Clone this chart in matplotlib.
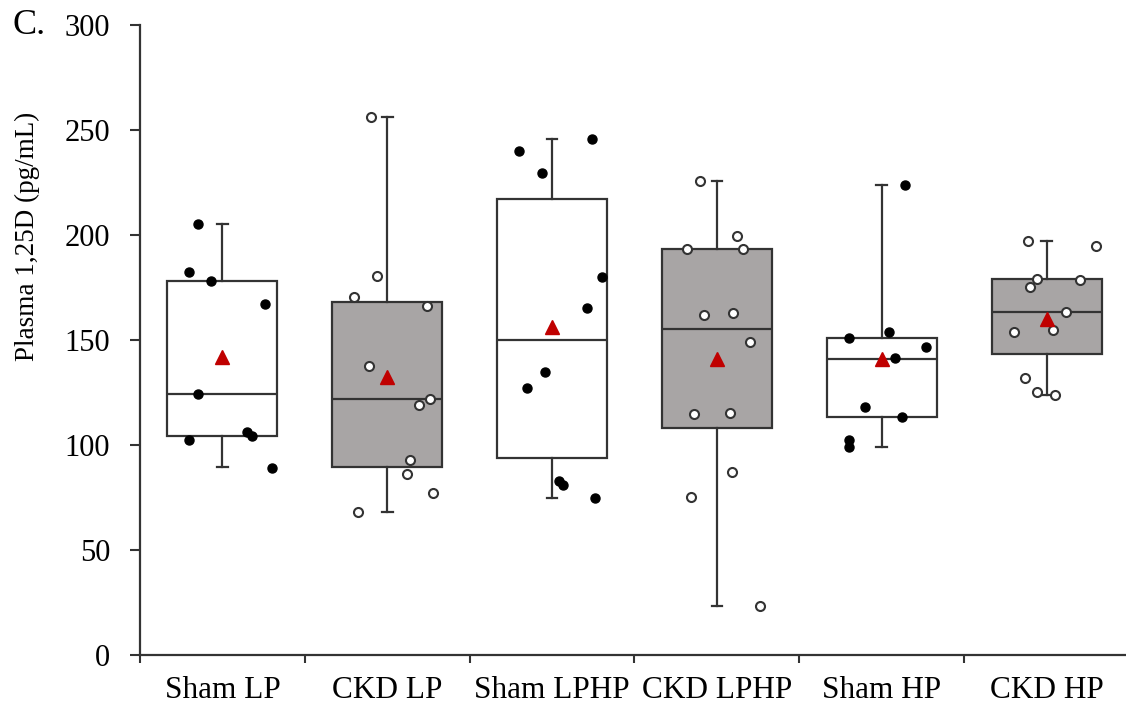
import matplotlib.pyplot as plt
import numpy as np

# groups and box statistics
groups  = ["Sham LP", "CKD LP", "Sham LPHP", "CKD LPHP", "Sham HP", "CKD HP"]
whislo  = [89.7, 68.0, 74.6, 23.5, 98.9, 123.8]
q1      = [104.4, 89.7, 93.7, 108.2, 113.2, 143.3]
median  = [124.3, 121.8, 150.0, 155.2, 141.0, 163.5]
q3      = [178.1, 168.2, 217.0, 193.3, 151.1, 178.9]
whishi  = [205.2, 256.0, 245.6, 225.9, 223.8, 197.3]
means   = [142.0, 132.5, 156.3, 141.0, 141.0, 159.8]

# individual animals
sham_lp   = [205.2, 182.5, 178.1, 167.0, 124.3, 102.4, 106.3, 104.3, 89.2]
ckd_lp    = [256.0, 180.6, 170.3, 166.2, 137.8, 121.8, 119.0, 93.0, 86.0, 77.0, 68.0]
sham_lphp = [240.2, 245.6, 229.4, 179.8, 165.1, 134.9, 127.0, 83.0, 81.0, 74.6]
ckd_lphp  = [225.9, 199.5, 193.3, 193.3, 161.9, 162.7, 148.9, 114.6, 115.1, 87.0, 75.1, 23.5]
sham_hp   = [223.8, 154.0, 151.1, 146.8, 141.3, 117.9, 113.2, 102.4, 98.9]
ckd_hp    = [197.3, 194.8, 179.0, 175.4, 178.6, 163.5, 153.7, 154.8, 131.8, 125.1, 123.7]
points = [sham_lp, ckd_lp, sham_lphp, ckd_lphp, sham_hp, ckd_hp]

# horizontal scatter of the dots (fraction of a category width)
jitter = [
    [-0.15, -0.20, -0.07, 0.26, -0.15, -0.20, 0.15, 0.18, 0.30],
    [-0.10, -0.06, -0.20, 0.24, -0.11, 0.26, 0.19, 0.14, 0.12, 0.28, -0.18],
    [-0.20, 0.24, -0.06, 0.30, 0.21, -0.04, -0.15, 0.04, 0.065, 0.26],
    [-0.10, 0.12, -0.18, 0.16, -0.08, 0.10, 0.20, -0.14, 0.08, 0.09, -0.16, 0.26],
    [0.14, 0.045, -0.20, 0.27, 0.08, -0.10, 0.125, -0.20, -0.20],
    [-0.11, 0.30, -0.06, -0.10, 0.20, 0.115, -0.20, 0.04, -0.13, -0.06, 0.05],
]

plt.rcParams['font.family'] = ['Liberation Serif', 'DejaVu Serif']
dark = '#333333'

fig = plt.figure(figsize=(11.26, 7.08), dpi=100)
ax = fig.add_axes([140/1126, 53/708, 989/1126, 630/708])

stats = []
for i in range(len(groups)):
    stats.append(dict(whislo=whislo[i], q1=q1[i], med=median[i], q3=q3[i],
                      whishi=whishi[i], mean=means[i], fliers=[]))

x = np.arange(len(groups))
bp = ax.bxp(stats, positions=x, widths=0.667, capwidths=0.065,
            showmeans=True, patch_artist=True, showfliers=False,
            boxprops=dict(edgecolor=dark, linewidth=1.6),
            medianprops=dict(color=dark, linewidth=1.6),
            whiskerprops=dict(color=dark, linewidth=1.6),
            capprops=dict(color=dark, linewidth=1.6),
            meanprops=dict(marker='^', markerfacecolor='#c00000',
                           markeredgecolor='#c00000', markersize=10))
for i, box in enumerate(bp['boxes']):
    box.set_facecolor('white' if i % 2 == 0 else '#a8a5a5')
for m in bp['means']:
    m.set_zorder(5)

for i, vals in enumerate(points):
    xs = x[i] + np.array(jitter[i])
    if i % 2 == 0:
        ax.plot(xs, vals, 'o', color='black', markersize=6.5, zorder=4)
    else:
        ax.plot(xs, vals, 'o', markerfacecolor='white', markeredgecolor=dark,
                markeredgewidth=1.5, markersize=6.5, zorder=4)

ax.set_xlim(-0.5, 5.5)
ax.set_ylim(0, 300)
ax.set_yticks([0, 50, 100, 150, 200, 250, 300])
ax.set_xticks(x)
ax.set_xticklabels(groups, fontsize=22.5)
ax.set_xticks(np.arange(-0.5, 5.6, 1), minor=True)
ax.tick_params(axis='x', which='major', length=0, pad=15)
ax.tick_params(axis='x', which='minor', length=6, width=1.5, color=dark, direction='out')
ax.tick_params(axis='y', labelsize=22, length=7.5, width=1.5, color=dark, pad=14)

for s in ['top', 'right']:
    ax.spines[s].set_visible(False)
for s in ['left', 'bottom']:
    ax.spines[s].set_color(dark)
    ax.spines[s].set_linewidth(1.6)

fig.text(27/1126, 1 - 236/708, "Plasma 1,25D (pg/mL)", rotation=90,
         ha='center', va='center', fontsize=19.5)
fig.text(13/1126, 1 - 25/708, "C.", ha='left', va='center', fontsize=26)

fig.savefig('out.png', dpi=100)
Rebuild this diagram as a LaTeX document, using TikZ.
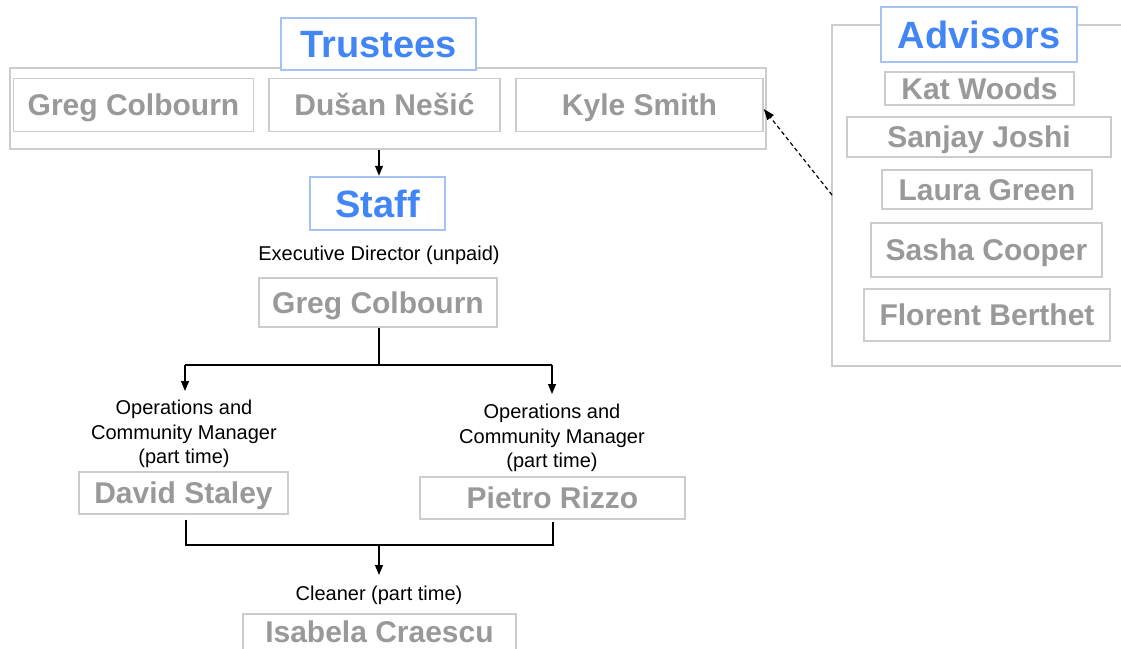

#####

Task requirements:
Pictures are to be left out; all else in the entries above is to be quoted exactly.

Solution:
Clone this chart in matplotlib.
import matplotlib.pyplot as plt
import numpy as np

# groups and box statistics
groups  = ["Sham LP", "CKD LP", "Sham LPHP", "CKD LPHP", "Sham HP", "CKD HP"]
whislo  = [89.7, 68.0, 74.6, 23.5, 98.9, 123.8]
q1      = [104.4, 89.7, 93.7, 108.2, 113.2, 143.3]
median  = [124.3, 121.8, 150.0, 155.2, 141.0, 163.5]
q3      = [178.1, 168.2, 217.0, 193.3, 151.1, 178.9]
whishi  = [205.2, 256.0, 245.6, 225.9, 223.8, 197.3]
means   = [142.0, 132.5, 156.3, 141.0, 141.0, 159.8]

# individual animals
sham_lp   = [205.2, 182.5, 178.1, 167.0, 124.3, 102.4, 106.3, 104.3, 89.2]
ckd_lp    = [256.0, 180.6, 170.3, 166.2, 137.8, 121.8, 119.0, 93.0, 86.0, 77.0, 68.0]
sham_lphp = [240.2, 245.6, 229.4, 179.8, 165.1, 134.9, 127.0, 83.0, 81.0, 74.6]
ckd_lphp  = [225.9, 199.5, 193.3, 193.3, 161.9, 162.7, 148.9, 114.6, 115.1, 87.0, 75.1, 23.5]
sham_hp   = [223.8, 154.0, 151.1, 146.8, 141.3, 117.9, 113.2, 102.4, 98.9]
ckd_hp    = [197.3, 194.8, 179.0, 175.4, 178.6, 163.5, 153.7, 154.8, 131.8, 125.1, 123.7]
points = [sham_lp, ckd_lp, sham_lphp, ckd_lphp, sham_hp, ckd_hp]

# horizontal scatter of the dots (fraction of a category width)
jitter = [
    [-0.15, -0.20, -0.07, 0.26, -0.15, -0.20, 0.15, 0.18, 0.30],
    [-0.10, -0.06, -0.20, 0.24, -0.11, 0.26, 0.19, 0.14, 0.12, 0.28, -0.18],
    [-0.20, 0.24, -0.06, 0.30, 0.21, -0.04, -0.15, 0.04, 0.065, 0.26],
    [-0.10, 0.12, -0.18, 0.16, -0.08, 0.10, 0.20, -0.14, 0.08, 0.09, -0.16, 0.26],
    [0.14, 0.045, -0.20, 0.27, 0.08, -0.10, 0.125, -0.20, -0.20],
    [-0.11, 0.30, -0.06, -0.10, 0.20, 0.115, -0.20, 0.04, -0.13, -0.06, 0.05],
]

plt.rcParams['font.family'] = ['Liberation Serif', 'DejaVu Serif']
dark = '#333333'

fig = plt.figure(figsize=(11.26, 7.08), dpi=100)
ax = fig.add_axes([140/1126, 53/708, 989/1126, 630/708])

stats = []
for i in range(len(groups)):
    stats.append(dict(whislo=whislo[i], q1=q1[i], med=median[i], q3=q3[i],
                      whishi=whishi[i], mean=means[i], fliers=[]))

x = np.arange(len(groups))
bp = ax.bxp(stats, positions=x, widths=0.667, capwidths=0.065,
            showmeans=True, patch_artist=True, showfliers=False,
            boxprops=dict(edgecolor=dark, linewidth=1.6),
            medianprops=dict(color=dark, linewidth=1.6),
            whiskerprops=dict(color=dark, linewidth=1.6),
            capprops=dict(color=dark, linewidth=1.6),
            meanprops=dict(marker='^', markerfacecolor='#c00000',
                           markeredgecolor='#c00000', markersize=10))
for i, box in enumerate(bp['boxes']):
    box.set_facecolor('white' if i % 2 == 0 else '#a8a5a5')
for m in bp['means']:
    m.set_zorder(5)

for i, vals in enumerate(points):
    xs = x[i] + np.array(jitter[i])
    if i % 2 == 0:
        ax.plot(xs, vals, 'o', color='black', markersize=6.5, zorder=4)
    else:
        ax.plot(xs, vals, 'o', markerfacecolor='white', markeredgecolor=dark,
                markeredgewidth=1.5, markersize=6.5, zorder=4)

ax.set_xlim(-0.5, 5.5)
ax.set_ylim(0, 300)
ax.set_yticks([0, 50, 100, 150, 200, 250, 300])
ax.set_xticks(x)
ax.set_xticklabels(groups, fontsize=22.5)
ax.set_xticks(np.arange(-0.5, 5.6, 1), minor=True)
ax.tick_params(axis='x', which='major', length=0, pad=15)
ax.tick_params(axis='x', which='minor', length=6, width=1.5, color=dark, direction='out')
ax.tick_params(axis='y', labelsize=22, length=7.5, width=1.5, color=dark, pad=14)

for s in ['top', 'right']:
    ax.spines[s].set_visible(False)
for s in ['left', 'bottom']:
    ax.spines[s].set_color(dark)
    ax.spines[s].set_linewidth(1.6)

fig.text(27/1126, 1 - 236/708, "Plasma 1,25D (pg/mL)", rotation=90,
         ha='center', va='center', fontsize=19.5)
fig.text(13/1126, 1 - 25/708, "C.", ha='left', va='center', fontsize=26)

fig.savefig('out.png', dpi=100)
Rebuild this diagram as a LaTeX document, using TikZ.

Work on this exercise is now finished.